Indeed, an industry that has been virtually unregulated will now be reined in in many ways, to customers’ benefit. Interest rates no longer will be allowed to be raised retroactively if you pay your bills. Terms will be clearer, over-the-limit fees curtailed and rates fairer.
Still, there are pitfalls to the legislation passed by both houses of Congress and signed into law by President Obama on Friday, and some are likely to hurt consumers.
Here is a closer look at some unintended consequences of the new law that are likely to occur:
HIGHER RATES: Issuers are considered certain to bump up annual percentage rates soon to compensate for not being able to raise them on new customers for one year after the regulations take effect in February. Not only are introductory rates likely to rise, APRs on existing accounts may well go up too — especially if you do anything to show that you’re a greater credit risk.
ANNUAL FEES: The free ride is likely to end for many who use their credit cards as a convenience and pay off their balances in full every month.
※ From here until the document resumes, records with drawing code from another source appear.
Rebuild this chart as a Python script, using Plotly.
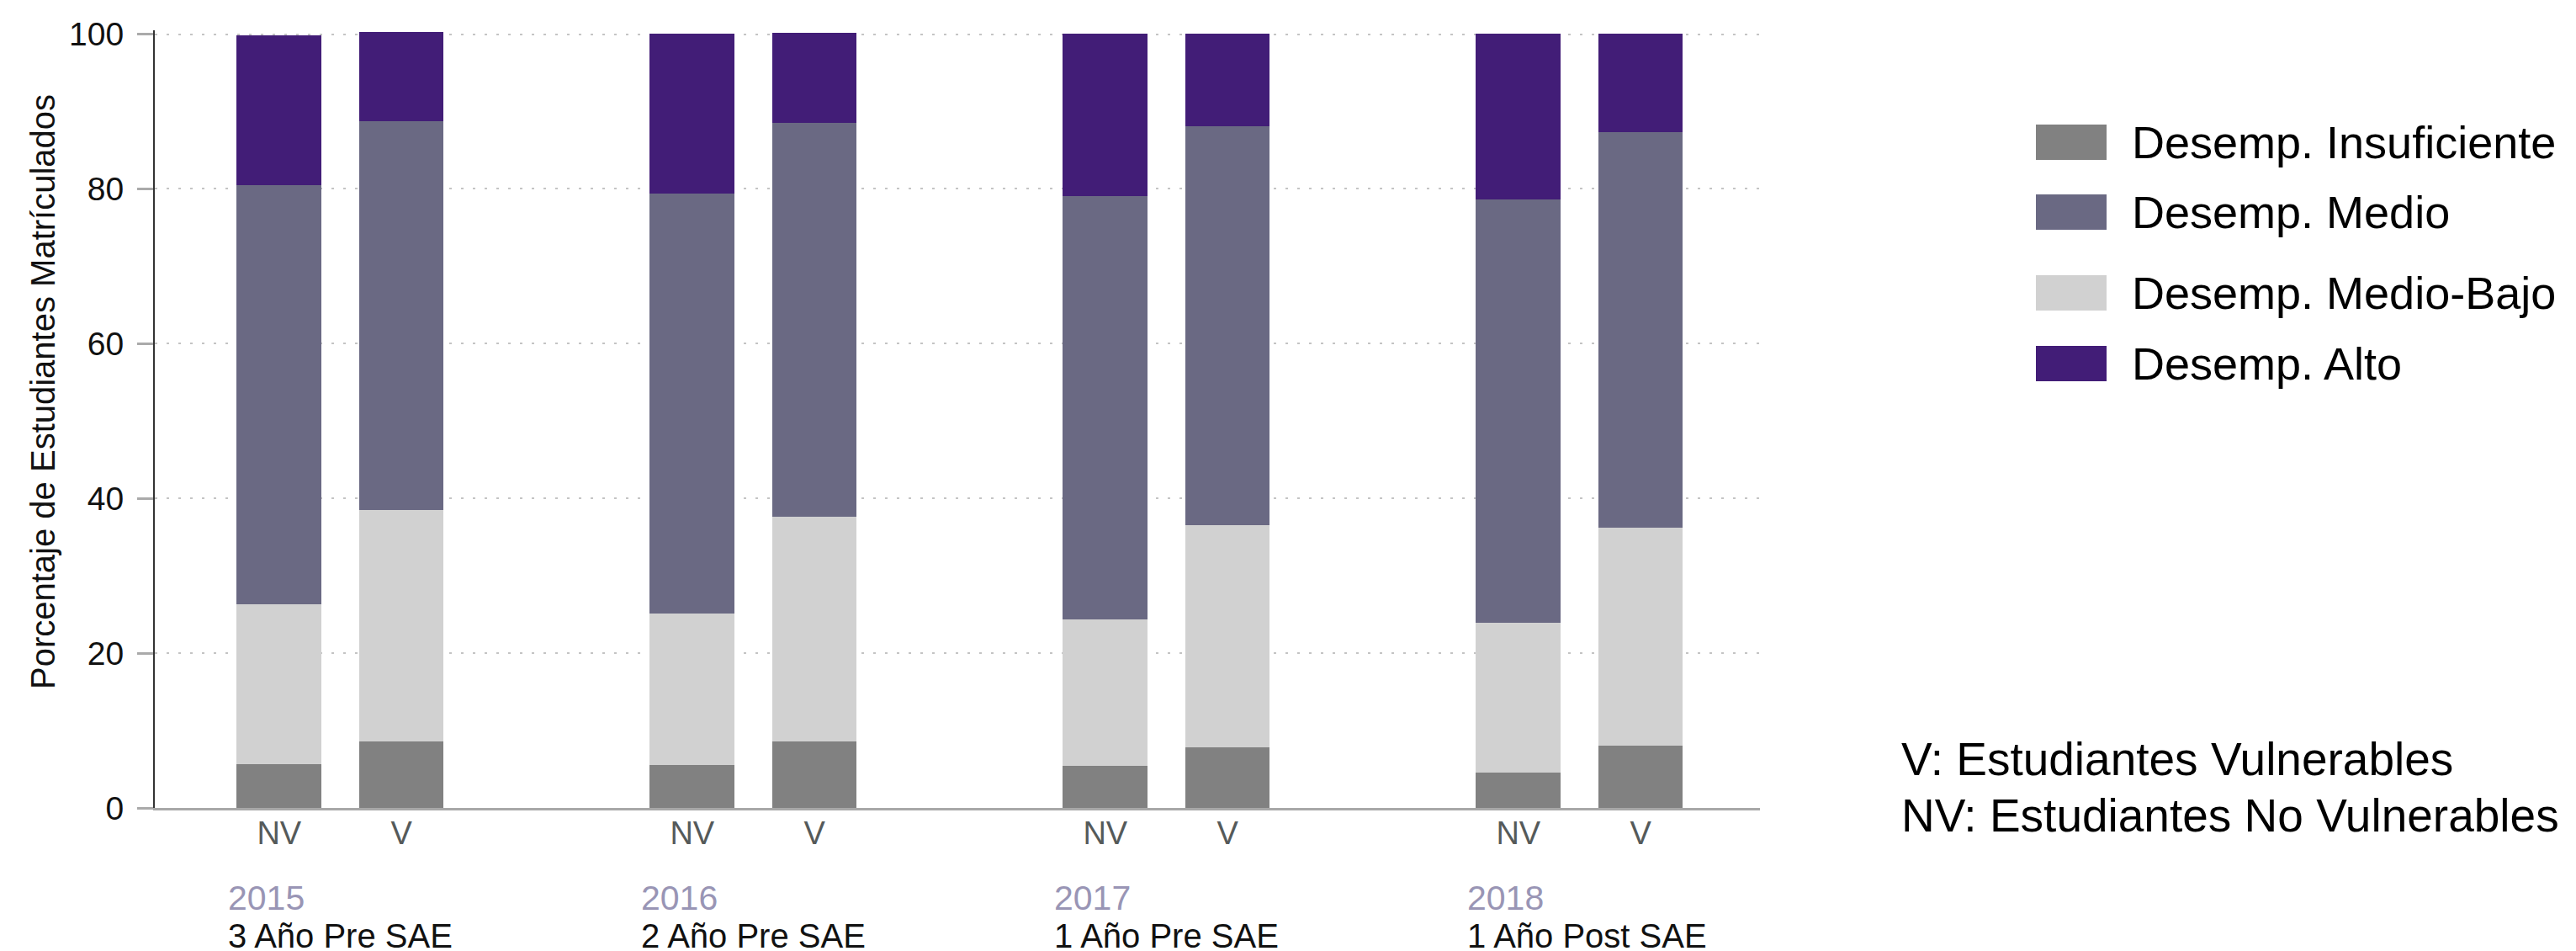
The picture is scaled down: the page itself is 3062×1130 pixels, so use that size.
import plotly.graph_objects as go

# ---------------- data ----------------
years = ["2015", "2016", "2017", "2018"]
periods = ["3 Año Pre SAE", "2 Año Pre SAE", "1 Año Pre SAE", "1 Año Post SAE"]
groups = ["NV", "V"]

levels = ["Desemp. Insuficiente", "Desemp. Medio-Bajo", "Desemp. Medio", "Desemp. Alto"]
colors = {
    "Desemp. Insuficiente": "#818181",
    "Desemp. Medio-Bajo": "#d1d1d1",
    "Desemp. Medio": "#6a6983",
    "Desemp. Alto": "#421d77",
}
legend_order = ["Desemp. Insuficiente", "Desemp. Medio", "Desemp. Medio-Bajo", "Desemp. Alto"]

# segment sizes (percent), per year, non-vulnerable (NV) and vulnerable (V)
insuficiente_nv = [5.7, 5.5, 5.4, 4.6]
insuficiente_v = [8.6, 8.6, 7.8, 8.0]
medio_bajo_nv = [20.6, 19.6, 19.0, 19.3]
medio_bajo_v = [29.9, 29.0, 28.7, 28.2]
medio_nv = [54.2, 54.3, 54.7, 54.7]
medio_v = [50.2, 50.9, 51.6, 51.1]
alto_nv = [19.4, 20.7, 21.0, 21.5]
alto_v = [11.6, 11.7, 12.0, 12.8]

series = {
    "Desemp. Insuficiente": (insuficiente_nv, insuficiente_v),
    "Desemp. Medio-Bajo": (medio_bajo_nv, medio_bajo_v),
    "Desemp. Medio": (medio_nv, medio_v),
    "Desemp. Alto": (alto_nv, alto_v),
}

y_ticks = [0, 20, 40, 60, 80, 100]
y_title = "Porcentaje de Estudiantes Matrículados"
notes = ["V: Estudiantes Vulnerables", "NV: Estudiantes No Vulnerables"]

# ---------------- layout helpers ----------------
OFF = 0.148      # offset of NV / V bars from group centre
BW = 0.205       # bar width
FONT = "Liberation Sans, Arial, Helvetica, sans-serif"

x_nv = [i - OFF for i in range(len(years))]
x_v = [i + OFF for i in range(len(years))]
x_all = []
for a, b in zip(x_nv, x_v):
    x_all += [a, b]
tick_text = []
for _ in years:
    tick_text += groups

fig = go.Figure()
for lvl in levels:
    nv, v = series[lvl]
    yv = []
    for a, b in zip(nv, v):
        yv += [a, b]
    fig.add_trace(go.Bar(
        x=x_all, y=yv, name=lvl, width=BW,
        marker=dict(color=colors[lvl], line=dict(width=0)),
        showlegend=False,
    ))

W, H = 3062, 1130
ML, MR, MT, MB = 176, 978, 28, 178
plot_h = H - MT - MB
plot_w = W - ML - MR
BASE = H - MB  # pixel row of y = 0

annotations = []
for i, (yr, per) in enumerate(zip(years, periods)):
    left = x_nv[i] - BW / 2
    annotations.append(dict(x=left, xref="x", y=0, yref="paper", text=yr,
                            showarrow=False, xanchor="left", yanchor="middle",
                            yshift=-107, xshift=-12,
                            font=dict(family=FONT, size=41, color="#9995b5")))
    annotations.append(dict(x=left, xref="x", y=0, yref="paper", text=per,
                            showarrow=False, xanchor="left", yanchor="middle",
                            yshift=-152, xshift=-12,
                            font=dict(family=FONT, size=40, color="#111111")))

# y-axis title (placed to match the reference's vertical position)
annotations.append(dict(x=(43 - ML) / plot_w, xref="paper", y=(BASE - 458) / plot_h, yref="paper",
                        text=y_title, textangle=-90, showarrow=False,
                        xanchor="center", yanchor="middle",
                        font=dict(family=FONT, size=40, color="#111111")))

# notes on the right
note_left = (2250 - ML) / plot_w
for txt, ypx in zip(notes, [894, 961]):
    annotations.append(dict(x=note_left, xref="paper", y=(BASE - ypx) / plot_h, yref="paper",
                            text=txt, showarrow=False, xanchor="left", yanchor="middle",
                            font=dict(family=FONT, size=55, color="#000000")))

# custom legend (large swatches)
shapes = []
sw_x0 = (2412 - ML) / plot_w
sw_x1 = (2496 - ML) / plot_w
txt_x = (2524 - ML) / plot_w
leg_centres = [161, 244, 340, 424]
for lvl, cy in zip(legend_order, leg_centres):
    yc = (BASE - cy) / plot_h
    hh = 21 / plot_h
    shapes.append(dict(type="rect", xref="paper", yref="paper",
                       x0=sw_x0, x1=sw_x1, y0=yc - hh, y1=yc + hh,
                       fillcolor=colors[lvl], line=dict(width=0)))
    annotations.append(dict(x=txt_x, xref="paper", y=yc, yref="paper", text=lvl,
                            showarrow=False, xanchor="left", yanchor="middle",
                            font=dict(family=FONT, size=54, color="#000000")))

fig.update_layout(
    barmode="stack",
    width=W, height=H,
    margin=dict(l=ML, r=MR, t=MT, b=MB, pad=0),
    plot_bgcolor="white", paper_bgcolor="white",
    font=dict(family=FONT, color="#111111"),
    bargap=0,
    shapes=shapes,
    annotations=annotations,
    xaxis=dict(
        range=[-0.449, 3.437],
        tickmode="array", tickvals=x_all, ticktext=tick_text,
        tickfont=dict(family=FONT, size=38, color="#555a5a"),
        ticks="", showgrid=False, zeroline=False,
        ticklabelstandoff=-6,
        showline=True, linecolor="#a8a8a8", linewidth=3,
        fixedrange=True,
    ),
    yaxis=dict(
        range=[0, 100.5],
        tickmode="array", tickvals=y_ticks,
        tickfont=dict(family=FONT, size=39, color="#111111"),
        ticks="outside", ticklen=19, tickwidth=3, tickcolor="#aaaaaa",
        ticklabelstandoff=8,
        showgrid=True, gridcolor="#c4c4c4", gridwidth=2, griddash="3px,11px",
        zeroline=False,
        showline=True, linecolor="#333333", linewidth=2,
    ),
)

fig.write_html("out.html")
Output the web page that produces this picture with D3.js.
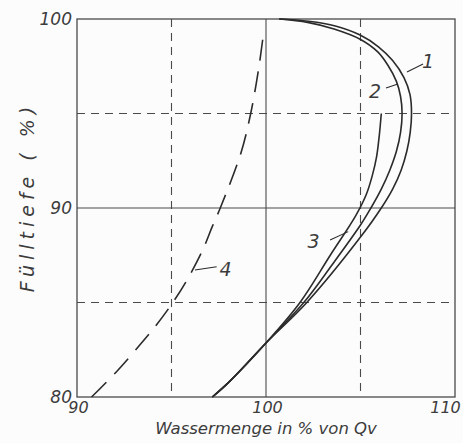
<!DOCTYPE html>
<html>
<head>
<meta charset="utf-8">
<script src="https://cdn.jsdelivr.net/npm/d3@7"></script>
<style>
  html, body { margin: 0; padding: 0; background: #fcfcfc; }
  svg { display: block; }
  text { font-family: "DejaVu Sans", sans-serif; font-style: oblique; fill: #3c3c3c; }
</style>
</head>
<body>
<svg id="chart" width="463" height="443"></svg>
<script>
// ---- data (Wassermenge in % von Qv, Fülltiefe in %) ----
const xTicks = [90, 100, 110];
const yTicks = [80, 90, 100];
const solidGridQ = [100];
const dashedGridQ = [95, 105];
const solidGridH = [90];
const dashedGridH = [85, 95];

const curve1 = [[97.16,80],[98.05,80.8],[100,82.86],[102.16,85],[105,88.46],[106.1,90],[106.7,91],[107.15,92],[107.45,93],[107.63,94],[107.7,95],[107.62,96],[107.3,96.9],[106.7,97.8],[105.95,98.53],[104.98,99.15],[103.67,99.63],[102.26,99.88],[100.7,100]];
const curve2 = [[97.16,80],[98.05,80.8],[100,82.86],[102.0,85],[103.5,87],[105,89.1],[105.55,90],[106.1,91],[106.55,92],[106.9,93],[107.12,94],[107.2,95],[107.12,95.9],[106.9,96.7],[106.45,97.55],[105.9,98.27],[104.98,98.93],[103.6,99.47],[102.2,99.82],[100.7,100]];
const curve3 = [[97.16,80],[98.05,80.8],[100,82.86],[101.8,85],[103.4,87.5],[104.75,89.6],[105.3,90.7],[105.62,91.7],[105.85,92.7],[106.0,93.9],[106.1,95]];
const curve4 = [[90.77,80],[92.09,81.34],[93.4,82.84],[94.2,83.81],[95.07,85],[95.77,86.1],[96.65,87.78],[97.15,89.0],[97.58,90],[98.67,92.9],[99.19,95],[99.6,97.3],[99.85,99.1]];

const labelNames = ["1", "2", "3", "4"];
const labelQ = [108.57, 105.77, 102.51, 97.86];
const labelH = [97.41, 95.82, 87.88, 86.40];
const leaderFrom = [[107.46,97.20],[106.35,96.35],[103.39,88.31],[96.24,86.72]];
const leaderTo = [[108.31,97.62],[106.98,96.56],[104.35,88.75],[97.39,86.89]];

// ---- drawing ----
const svg = d3.select("#chart");
const x = d3.scaleLinear().domain([90, 110]).range([77, 455]);
const y = d3.scaleLinear().domain([80, 100]).range([397, 19]);
const ink = "#2b2b2b", grid = "#4a4a4a";

// grid
svg.selectAll(".vsolid").data(solidGridQ).enter().append("line")
  .attr("x1", d => x(d)).attr("x2", d => x(d)).attr("y1", y(100)).attr("y2", y(80))
  .attr("stroke", grid).attr("stroke-width", 1.1);
svg.selectAll(".hsolid").data(solidGridH).enter().append("line")
  .attr("x1", x(90)).attr("x2", x(110)).attr("y1", d => y(d)).attr("y2", d => y(d))
  .attr("stroke", grid).attr("stroke-width", 1.1);
svg.selectAll(".vdash").data(dashedGridQ).enter().append("line")
  .attr("x1", d => x(d)).attr("x2", d => x(d)).attr("y1", y(100)).attr("y2", y(80))
  .attr("stroke", grid).attr("stroke-width", 1.1).attr("stroke-dasharray", "8,6");
svg.selectAll(".hdash").data(dashedGridH).enter().append("line")
  .attr("x1", x(90)).attr("x2", x(110)).attr("y1", d => y(d)).attr("y2", d => y(d))
  .attr("stroke", grid).attr("stroke-width", 1.1).attr("stroke-dasharray", "8,6");

// frame
svg.append("rect").attr("x", x(90)).attr("y", y(100))
  .attr("width", x(110) - x(90)).attr("height", y(80) - y(100))
  .attr("fill", "none").attr("stroke", grid).attr("stroke-width", 1.3);

// curves
const line = d3.line().x(d => x(d[0])).y(d => y(d[1])).curve(d3.curveCatmullRom.alpha(0.5));
[curve1, curve2, curve3].forEach(c => {
  svg.append("path").attr("d", line(c)).attr("fill", "none")
    .attr("stroke", ink).attr("stroke-width", 1.6);
});
svg.append("path").attr("d", line(curve4)).attr("fill", "none")
  .attr("stroke", ink).attr("stroke-width", 1.6).attr("stroke-dasharray", "21,11");

// labels & leaders
labelNames.forEach((n, i) => {
  svg.append("line")
    .attr("x1", x(leaderFrom[i][0])).attr("y1", y(leaderFrom[i][1]))
    .attr("x2", x(leaderTo[i][0])).attr("y2", y(leaderTo[i][1]))
    .attr("stroke", ink).attr("stroke-width", 1.1);
  svg.append("text").attr("x", x(labelQ[i])).attr("y", y(labelH[i]))
    .attr("text-anchor", "middle").attr("font-size", 19).text(n);
});

// axes (tick labels only)
const yAxis = svg.append("g").attr("transform", `translate(${x(90)},0)`)
  .call(d3.axisLeft(y).tickValues(yTicks).tickSize(0).tickPadding(5).tickFormat(d3.format("d")));
yAxis.select(".domain").remove();
yAxis.selectAll("text").attr("font-size", 17).style("font-family", "DejaVu Sans").style("font-style", "oblique").attr("fill", "#3c3c3c");

const xAxis = svg.append("g").attr("transform", `translate(0,${y(80)})`)
  .call(d3.axisBottom(x).tickValues(xTicks).tickSize(0).tickPadding(5).tickFormat(d3.format("d")));
xAxis.select(".domain").remove();
xAxis.selectAll("text").attr("font-size", 16).style("font-family", "DejaVu Sans").style("font-style", "oblique").attr("fill", "#3c3c3c")
  .attr("dx", d => d === 110 ? -10 : 1);

// titles
svg.append("text").attr("x", x(100)).attr("y", 434).attr("text-anchor", "middle")
  .attr("font-size", 16.5).text("Wassermenge  in % von Qv");
svg.append("text").attr("transform", `translate(34,${y(90) - 11}) rotate(-90)`)
  .attr("text-anchor", "middle").attr("font-size", 19).attr("letter-spacing", 5)
  .text("Fülltiefe ( %)");
</script>
</body>
</html>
Squeezed by the economy and further by this law, banks will now target people who have avoided paying an interest charge or an annual fee — until now.
LOST GRACE PERIODS: Trying to make up for lost revenue, banks are considering charging interest from the date of a purchase instead of allowing a grace period, now typically 20 to 25 days.
OTHER FEES AND PENALTIES: The new regulations put no restrictions on fees for balance transfer, cash advance or late payment. All are likely to rise.